Sequential Coin-on-Chessboard Placements: Maximum Arrangements

Problem Analysis

We have:

  • 10 distinguishable coins
  • 64 squares on the chessboard
  • Each coin-square pairing can only be used once across all arrangements
  • Each arrangement uses 1-10 coins (no two coins on the same square within an arrangement)

Key Insight: The Bottleneck

Each coin has exactly 64 possible placements (one for each square). Once a coin is placed on a square in any arrangement, that specific coin-square pairing is "burned" forever.
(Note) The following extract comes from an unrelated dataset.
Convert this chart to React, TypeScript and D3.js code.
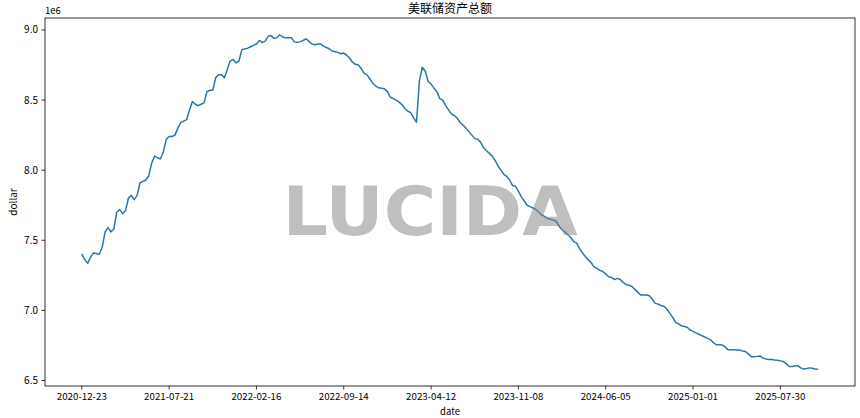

The critical constraint is: each coin can appear in at most 64 arrangements (once per square).

Mathematical Framework

Let's denote:

  • Total arrangements: N
  • Number of times coin i appears across all arrangements: c_i

Constraints:

  1. c₁ + c₂ + ... + c₁₀ = total coin placements across all arrangements
  2. Each c_i ≤ 64 (each coin has only 64 squares available)
  3. Each arrangement must have at least 1 coin

Strategy for Maximization

To maximize N, we want to:

  1. Minimize coins per arrangement (use 1 coin per arrangement when possible)
  2. Balance usage across all coins to avoid exhausting any single coin prematurely

Optimal Strategy: One Coin Per Arrangement

If we place exactly 1 coin per arrangement, then:

  • Each arrangement "consumes" one coin-square pairing
  • We can continue until we've exhausted all available pairings

Total available coin-square pairings: 10 coins × 64 squares = 640 pairings

With 1 coin per arrangement, we can create 640 arrangements.

Verification

Can we achieve 640 arrangements?

Yes! Here's a constructive proof:

  • Arrangement 1-64: Place coin 1 on squares 1-64 (one arrangement per square)
  • Arrangement 65-128: Place coin 2 on squares 1-64
  • Arrangement 129-192: Place coin 3 on squares 1-64
  • ...
  • Arrangement 577-640: Place coin 10 on squares 1-64

Each arrangement places exactly 1 coin, and no coin-square pair is repeated.

Why Not More?

After 640 arrangements with 1 coin each, all 640 possible coin-square pairings are exhausted. We cannot create a 641st arrangement because:

  • Every coin has been placed on every square
  • Any new arrangement would require reusing a coin-square pairing, violating rule 2

Could Using Multiple Coins Per Arrangement Give More?

No. Consider:

  • If we use k coins in one arrangement, we consume k coin-square pairings
  • This gives us 1 arrangement at the cost of k pairings
  • Using 1 coin per arrangement gives us k arrangements for k pairings

The efficiency ratio is strictly better with single-coin arrangements: 1 arrangement per pairing vs 1/k arrangements per pairing when using k coins.

Final Answer

Maximum number of arrangements: 640

Mathematical Proof Summary

  1. Upper bound: Total coin-square pairings = 10 × 64 = 640
  2. Each arrangement consumes at least 1 pairing (must place at least 1 coin)
  3. Therefore: N ≤ 640
  4. Constructive existence: The strategy of placing 1 coin per arrangement achieves exactly 640 arrangements
  5. Conclusion: Maximum = 640

The key insight is recognizing that this is essentially a resource allocation problem where we have 640 "tokens" (coin-square pairings), and we want to maximize the number of arrangements we can purchase. The optimal strategy is to make each arrangement as "cheap" as possible (1 coin each), yielding exactly 640 arrangements.